Prior to 2004, “it was unheard of for developers to listen to surrounding neighbors,” said neighborhood activist Tony Eubanks. “Now they are learning that it saves a lot of time and trouble, and they end up with a better product, if they involve neighbors at the outset.” Eubanks was involved with a group called CAPPA (Community Approach to Planning Prince Avenue) that focused on improving the landscaping, preserving historic resources, having a diversity of resources, doing urban planning along Prince and slowing traffic. 

Eubanks has helped form another group, Complete Streets Prince Avenue, that later expanded its mission and became Complete Streets Athens. In 2014, that group lobbied the ACC Mayor and Commission to install temporary bike lanes on the locally owned portion of Prince as an experiment to convince wary members of the public that they wouldn’t choke traffic, but then-Mayor Nancy Denson blocked the proposal. Instead, the Transportation and Public Works department installed flashing beacons at crosswalks and flags for pedestrians to wave at cars. The flag initiative was abandoned after all the flags were stolen and because it proved ineffective.
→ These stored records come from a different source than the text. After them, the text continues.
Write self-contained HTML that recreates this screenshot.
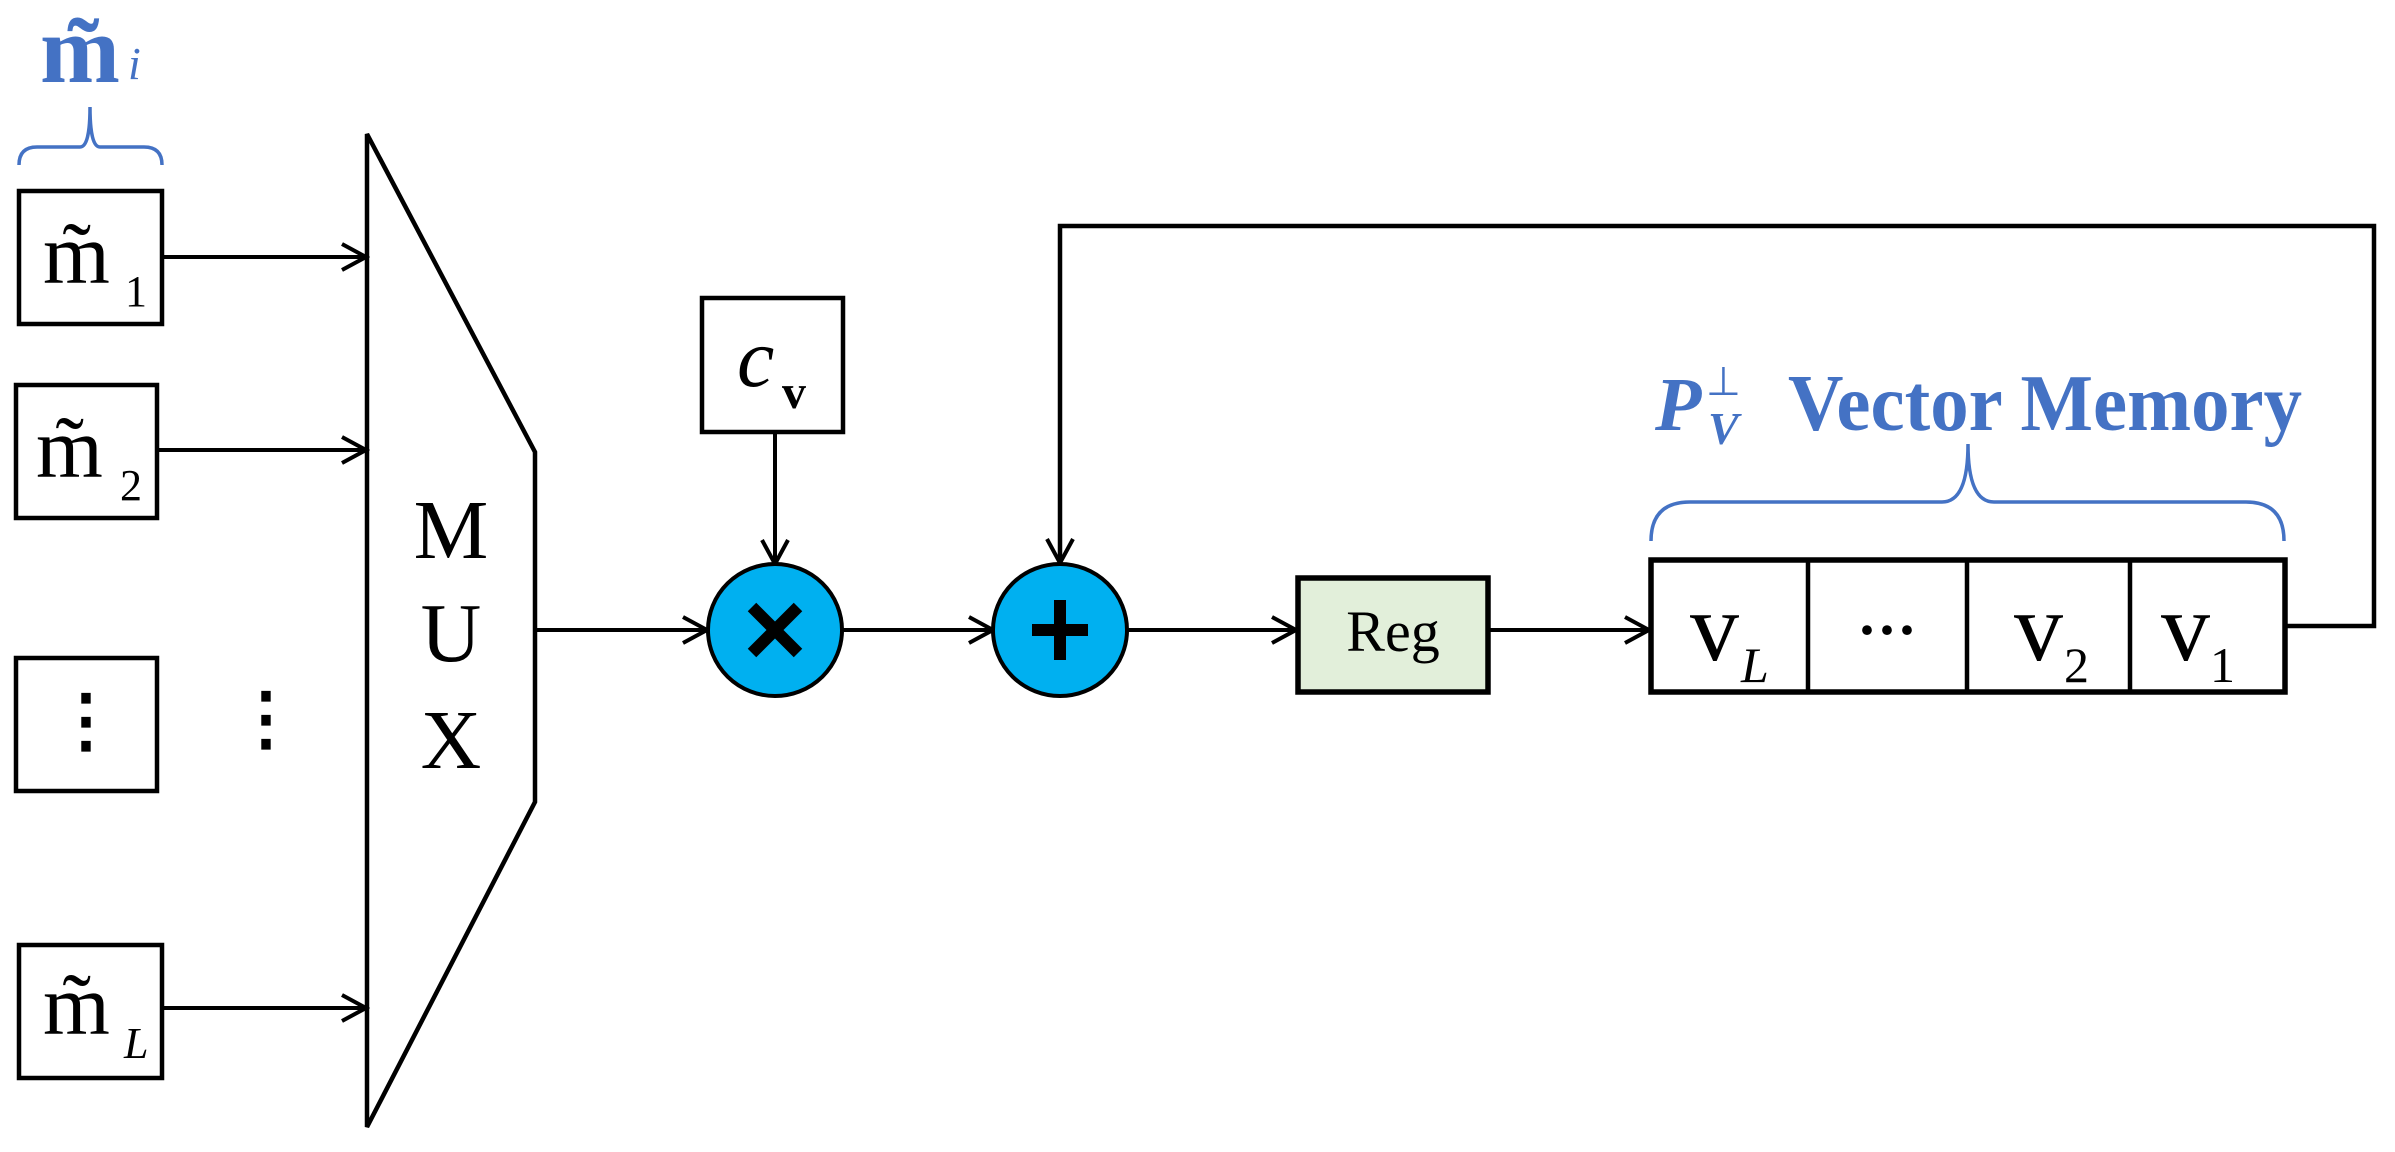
<!DOCTYPE html>
<html><head><meta charset="utf-8"><style>html,body{margin:0;padding:0;background:#fff}svg{display:block}</style></head>
<body>
<svg width="2395" height="1152" viewBox="0 0 2395 1152" xmlns="http://www.w3.org/2000/svg" font-family="'Liberation Serif', serif">
<defs>
<marker id="a" markerWidth="30" markerHeight="30" refX="26" refY="15" orient="auto" markerUnits="userSpaceOnUse">
<path d="M2,2 L26,15 L2,28" fill="none" stroke="#000" stroke-width="4"/>
</marker>
</defs>
<g fill="none" stroke="#000" stroke-width="4.5">
<rect x="19" y="191" width="143" height="133" fill="#fff"/>
<rect x="16" y="385" width="141" height="133" fill="#fff"/>
<rect x="16" y="658" width="141" height="133" fill="#fff"/>
<rect x="19" y="945" width="143" height="133" fill="#fff"/>
<polygon points="367,134 535,452 535,802 367,1127" fill="#fff"/>
<rect x="702" y="298" width="141" height="134" fill="#fff"/>
<rect x="1298" y="578" width="190" height="114" fill="#e2efda" stroke-width="5.5"/>
<rect x="1651" y="560" width="634" height="132" fill="#fff" stroke-width="5.5"/>
<line x1="1808" y1="560" x2="1808" y2="692"/>
<line x1="1967" y1="560" x2="1967" y2="692"/>
<line x1="2130" y1="560" x2="2130" y2="692"/>
</g>
<g stroke="#000" stroke-width="4" fill="none">
<line x1="162" y1="257" x2="366" y2="257" marker-end="url(#a)"/>
<line x1="157" y1="450" x2="366" y2="450" marker-end="url(#a)"/>
<line x1="162" y1="1008" x2="366" y2="1008" marker-end="url(#a)"/>
<line x1="535" y1="630" x2="707" y2="630" marker-end="url(#a)"/>
<line x1="775" y1="432" x2="775" y2="564" marker-end="url(#a)"/>
<line x1="842" y1="630" x2="993" y2="630" marker-end="url(#a)"/>
<line x1="1127" y1="630" x2="1296" y2="630" marker-end="url(#a)"/>
<line x1="1489" y1="630" x2="1649" y2="630" marker-end="url(#a)"/>
<polyline points="2287,626 2374,626 2374,226 1060,226 1060,563" stroke-width="4.5" marker-end="url(#a)"/>
</g>
<ellipse cx="775" cy="630" rx="67" ry="66" fill="#00b0f0" stroke="#000" stroke-width="4"/>
<ellipse cx="1060" cy="630" rx="67" ry="66" fill="#00b0f0" stroke="#000" stroke-width="4"/>
<g stroke="#000" stroke-width="12" stroke-linecap="butt">
<line x1="752" y1="607" x2="798" y2="653"/><line x1="798" y1="607" x2="752" y2="653"/>
<line x1="1060" y1="600" x2="1060" y2="660"/><line x1="1032" y1="630" x2="1088" y2="630"/>
</g>
<g fill="none" stroke="#4472c4" stroke-width="3.5">
<path d="M19,165 Q19,147 37,147 L80,147 Q90,147 90,107 Q90,147 100,147 L144,147 Q162,147 162,165"/>
<path d="M1651,541 Q1651,502 1690,502 L1942,502 Q1968,502 1968,444 Q1968,502 1994,502 L2246,502 Q2284,502 2284,541"/>
</g>
<g fill="#4472c4" font-weight="bold">
<text x="40" y="82" font-size="96">m̃</text>
<text x="128" y="79" font-size="46" font-style="italic" font-weight="normal">i</text>
<text x="1655" y="430" font-size="76" font-style="italic">P</text>
<text x="1706" y="395" font-size="40" font-weight="normal">⊥</text>
<text x="1708" y="444" font-size="46" font-style="italic">V</text>
<text x="1788" y="430" font-size="80" textLength="514" lengthAdjust="spacingAndGlyphs">Vector Memory</text>
</g>
<g fill="#000">
<text x="43" y="283" font-size="86">m̃</text><text x="125" y="306" font-size="44">1</text>
<text x="36" y="477" font-size="86">m̃</text><text x="120" y="500" font-size="44">2</text>
<text x="43" y="1034" font-size="86">m̃</text><text x="124" y="1058" font-size="44" font-style="italic">L</text>
<text x="86" y="744" font-size="70" text-anchor="middle" font-weight="bold">⋮</text>
<text x="266" y="742" font-size="70" text-anchor="middle" font-weight="bold">⋮</text>
<text x="451" y="558" font-size="84" text-anchor="middle">M</text>
<text x="451" y="661" font-size="84" text-anchor="middle">U</text>
<text x="451" y="768" font-size="84" text-anchor="middle">X</text>
<text x="737" y="386" font-size="84" font-style="italic">c</text>
<text x="782" y="408" font-size="48" font-weight="bold">v</text>
<text x="1393" y="651" font-size="58" text-anchor="middle">Reg</text>
<text x="1690" y="660" font-size="98">v</text><text x="1741" y="682" font-size="50" font-style="italic">L</text>
<text x="1887" y="650" font-size="60" text-anchor="middle" font-weight="bold">···</text>
<text x="2014" y="660" font-size="98">v</text><text x="2064" y="682" font-size="50">2</text>
<text x="2161" y="660" font-size="98">v</text><text x="2210" y="682" font-size="50">1</text>
</g>
</svg>
</body></html>
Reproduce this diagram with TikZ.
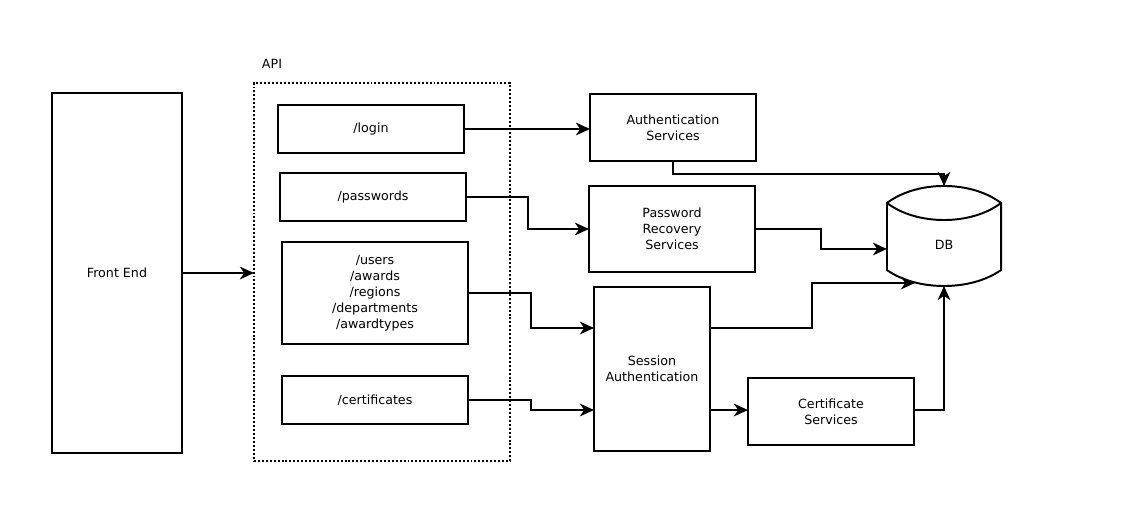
\documentclass[tikz,border=0pt]{standalone}
\usepackage{fontspec}
\setmainfont{DejaVu Sans}
\usepackage{tikz}
\usetikzlibrary{positioning}
\usetikzlibrary{calc}
\usetikzlibrary{arrows.meta}
\tikzset{mybox/.style={draw, line width=1.4pt, inner sep=0pt, outer sep=0pt, align=center, font=\fontsize{9}{11.3}\selectfont}}
\tikzset{myboxApi/.style={draw, line width=1.4pt, dash pattern=on 1.4pt off 1.4pt, inner sep=0pt, outer sep=0pt}}
\tikzset{myarrow/.style={-{Stealth[length=10pt, width=9pt, inset=3pt]}, line width=1.4pt}}
\begin{document}
\begin{tikzpicture}[x=0.025cm, y=-0.025cm]

\useasboundingbox (0,0) rectangle (1123,528);

\node[mybox, minimum width=3.25cm, minimum height=9cm] (front) at (117, 273) {Front End};

\node[myboxApi, minimum width=6.4cm, minimum height=9.45cm] (api) at (382, 272) {};
\node[anchor=west, font=\fontsize{9}{11.3}\selectfont] (apilbl) at (257, 64) {API};

\node[mybox, minimum width=4.65cm, minimum height=1.2cm] (login) at (371, 129) {/login};
\node[mybox, minimum width=4.65cm, minimum height=1.2cm] (passwords) at (373, 197) {/passwords};
\node[mybox, minimum width=4.65cm, minimum height=2.55cm] (users) at (375, 293) {/users\\/awards\\/regions\\/departments\\/awardtypes};
\node[mybox, minimum width=4.65cm, minimum height=1.2cm] (certificates) at (375, 400) {/certificates};

\node[mybox, minimum width=4.15cm, minimum height=1.675cm] (auth) at (673, 127.5) {Authentication\\Services};
\node[mybox, minimum width=4.15cm, minimum height=2.15cm] (recovery) at (672, 229) {Password\\Recovery\\Services};
\node[mybox, minimum width=2.9cm, minimum height=4.1cm] (session) at (652, 369) {Session\\Authentication};
\node[mybox, minimum width=4.15cm, minimum height=1.675cm] (certsrv) at (831, 411.5) {Certificate\\Services};

% database cylinder
\node[inner sep=0pt, outer sep=0pt, minimum width=2.85cm, minimum height=2.5cm] (db) at (944, 236) {};
\node[font=\fontsize{9}{11.3}\selectfont] (dblbl) at ($(db.center)+(0,9)$) {DB};
\draw[line width=1.4pt] ($(db.north west)+(0,17)$) coordinate (dbA)
  .. controls +(30,-22.7) and +(-30,-22.7) .. ($(db.north east)+(0,17)$) coordinate (dbB)
  -- ($(db.south east)+(0,-16)$)
  .. controls +(-30,21.3) and +(30,21.3) .. ($(db.south west)+(0,-16)$)
  -- cycle;
\draw[line width=1.4pt] (dbA) .. controls +(30,22.7) and +(-30,22.7) .. (dbB);
\coordinate (dbin) at ($(db.west)+(0,13)$);
\coordinate (dbbot) at ($(db.south)+(-29,-3)$);
\coordinate (sesstop) at ($(session.east)+(0,-41)$);
\coordinate (sessbot) at ($(session.east)+(0,41)$);

\draw[myarrow] (front.east) -- (front.east -| api.west);
\draw[myarrow] (login.east) -- (login.east -| auth.west);
\draw[myarrow] (passwords.east) -- ++(62,0) |- (recovery.west);
\draw[myarrow] (users.east) -- ++(63,0) |- ($(session.west)+(0,-41)$);
\draw[myarrow] (certificates.east) -- ++(63,0) |- ($(session.west)+(0,41)$);

\draw[myarrow] (auth.south) -- ++(0,13) -| (db.north);
\draw[myarrow] (recovery.east) -- ++(66,0) |- (dbin);
\draw[myarrow] (sesstop) -- ++(102,0) |- (dbbot);
\draw[myarrow] (sessbot) -- (sessbot -| certsrv.west);
\draw[myarrow] (sessbot -| certsrv.east) -| (db.south);

\end{tikzpicture}
\end{document}
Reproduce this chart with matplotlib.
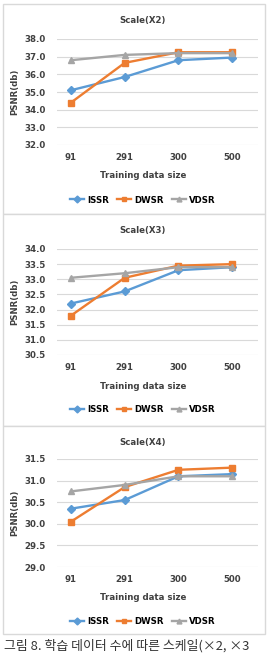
import matplotlib
matplotlib.use("Agg")
import matplotlib.pyplot as plt
from matplotlib.patches import Rectangle
from matplotlib.lines import Line2D

plt.rcParams['font.family'] = ['DejaVu Sans']

sizes = ["91", "291", "300", "500"]
series = ["ISSR", "DWSR", "VDSR"]

x2_issr = [35.1, 35.85, 36.8, 36.95]
x2_dwsr = [34.4, 36.65, 37.25, 37.25]
x2_vdsr = [36.8, 37.1, 37.2, 37.2]

x3_issr = [32.2, 32.6, 33.3, 33.4]
x3_dwsr = [31.8, 33.05, 33.45, 33.5]
x3_vdsr = [33.05, 33.2, 33.4, 33.4]

x4_issr = [30.35, 30.55, 31.1, 31.15]
x4_dwsr = [30.05, 30.85, 31.25, 31.3]
x4_vdsr = [30.75, 30.9, 31.1, 31.1]

x2_ticks = [32.0, 33.0, 34.0, 35.0, 36.0, 37.0, 38.0]
x3_ticks = [30.5, 31.0, 31.5, 32.0, 32.5, 33.0, 33.5, 34.0]
x4_ticks = [29.0, 29.5, 30.0, 30.5, 31.0, 31.5]

colors = {"ISSR": "#5B9BD5", "DWSR": "#ED7D31", "VDSR": "#A5A5A5"}
markers = {"ISSR": "D", "DWSR": "s", "VDSR": "^"}

W, H = 267, 655
fig = plt.figure(figsize=(W / 100, H / 100), dpi=100)
fig.patch.set_facecolor("white")


def px_axes(left, top, right, bottom, **kw):
    return fig.add_axes([left / W, 1 - bottom / H, (right - left) / W, (bottom - top) / H], **kw)


panels = [
    # title, data, ticks, panel box (top, bottom), plot area (top, bottom), text rows
    ("Scale(X2)", [x2_issr, x2_dwsr, x2_vdsr], x2_ticks, (4, 214), (39, 145), (20, 176, 200)),
    ("Scale(X3)", [x3_issr, x3_dwsr, x3_vdsr], x3_ticks, (214, 426), (249, 355), (231, 386, 410)),
    ("Scale(X4)", [x4_issr, x4_dwsr, x4_vdsr], x4_ticks, (426, 634), (459, 567), (443, 597, 622)),
]

fs = 6.2
for title, data, ticks, box, area, rows in panels:
    fig.patches.append(Rectangle((3 / W, 1 - box[1] / H), (265 - 3) / W, (box[1] - box[0]) / H,
                                 transform=fig.transFigure, facecolor="white",
                                 edgecolor="#d9d9d9", linewidth=1.0, zorder=-5))
    ax = px_axes(57, area[0], 258, area[1])
    ax.set_zorder(2)
    ax.set_facecolor("none")
    xs = range(len(sizes))
    for name, vals in zip(series, data):
        ax.plot(xs, vals, color=colors[name], marker=markers[name], markersize=4.5,
                linewidth=1.7, zorder=3)
    ax.set_ylim(ticks[0], ticks[-1])
    ax.set_yticks(ticks)
    ax.set_yticklabels([f"{t:.1f}" for t in ticks], fontsize=fs, fontweight="bold", color="#404040")
    ax.set_xlim(-0.26, 3.48)
    ax.set_xticks(list(xs))
    ax.set_xticklabels(sizes, fontsize=fs, fontweight="bold", color="#404040")
    ax.tick_params(length=0, pad=6)
    ax.tick_params(axis="y", pad=8)
    ax.grid(axis="y", color="#d9d9d9", linewidth=0.8)
    for s in ax.spines.values():
        s.set_visible(False)
    ax.set_axisbelow(True)

    fig.text(143 / W, 1 - rows[0] / H, title, ha="center", va="center",
             fontsize=fs, fontweight="bold", color="#404040")
    fig.text(143 / W, 1 - rows[1] / H, "Training data size", ha="center", va="center",
             fontsize=fs, fontweight="bold", color="#404040")
    fig.text(15 / W, 1 - (area[0] + area[1]) / 2 / H, "PSNR(db)", ha="center", va="center",
             rotation=90, fontsize=fs, fontweight="bold", color="#404040")
    handles = [Line2D([], [], color=colors[n], marker=markers[n], markersize=3.5, linewidth=1.7)
               for n in series]
    fig.legend(handles, series, loc="center", bbox_to_anchor=(143 / W, 1 - rows[2] / H),
               ncol=3, frameon=False, handlelength=1.6, columnspacing=0.9,
               handletextpad=0.4, prop={"weight": "bold", "size": fs})

fig.text(4 / W, 1 - 646 / H, "그림 8. 학습 데이터 수에 따른 스케일(×2, ×3",
         ha="left", va="center", fontsize=9.3, color="#333333",
         family=["Noto Sans CJK KR", "DejaVu Sans"])

fig.savefig("out.png", dpi=100)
A pilot program may no longer be necessary, according to Mayor Kelly Girtz, because the user group is strongly considering converting the four-lane part of Prince between Pulaski Street and Milledge to two lanes, a center turn lane and two bike lanes. “I think it’s fair to say a restriping is on the table in a way there’s never been in the past,” he said. After pushback from motorists, the commission rejected such a configuration back in 2006, the last time Prince was up for repaving.

In addition to CAPPA’s recommendations, the 2020 user group is considering proposals from other studies. A 2014 Road Safety Audit included pedestrian crossways on Prince at Georgia Avenue and the Health Sciences Campus. The 2012 Prince Avenue Corridor Study wanted to reconfigure and align Park Avenue and Talmadge Street, and called for street trees, wider sidewalks, raised medians, islands and landscaping to provide traffic calming. 

“Walking, biking, sitting on the sidewalk eating dinner—I would like for all of these to be more pleasant,” said Mark Ebell, another user group member, who teaches epidemiology at the UGA Health Sciences Campus in Normaltown. “Whatever we can do to slow the traffic will make things safer for everyone.”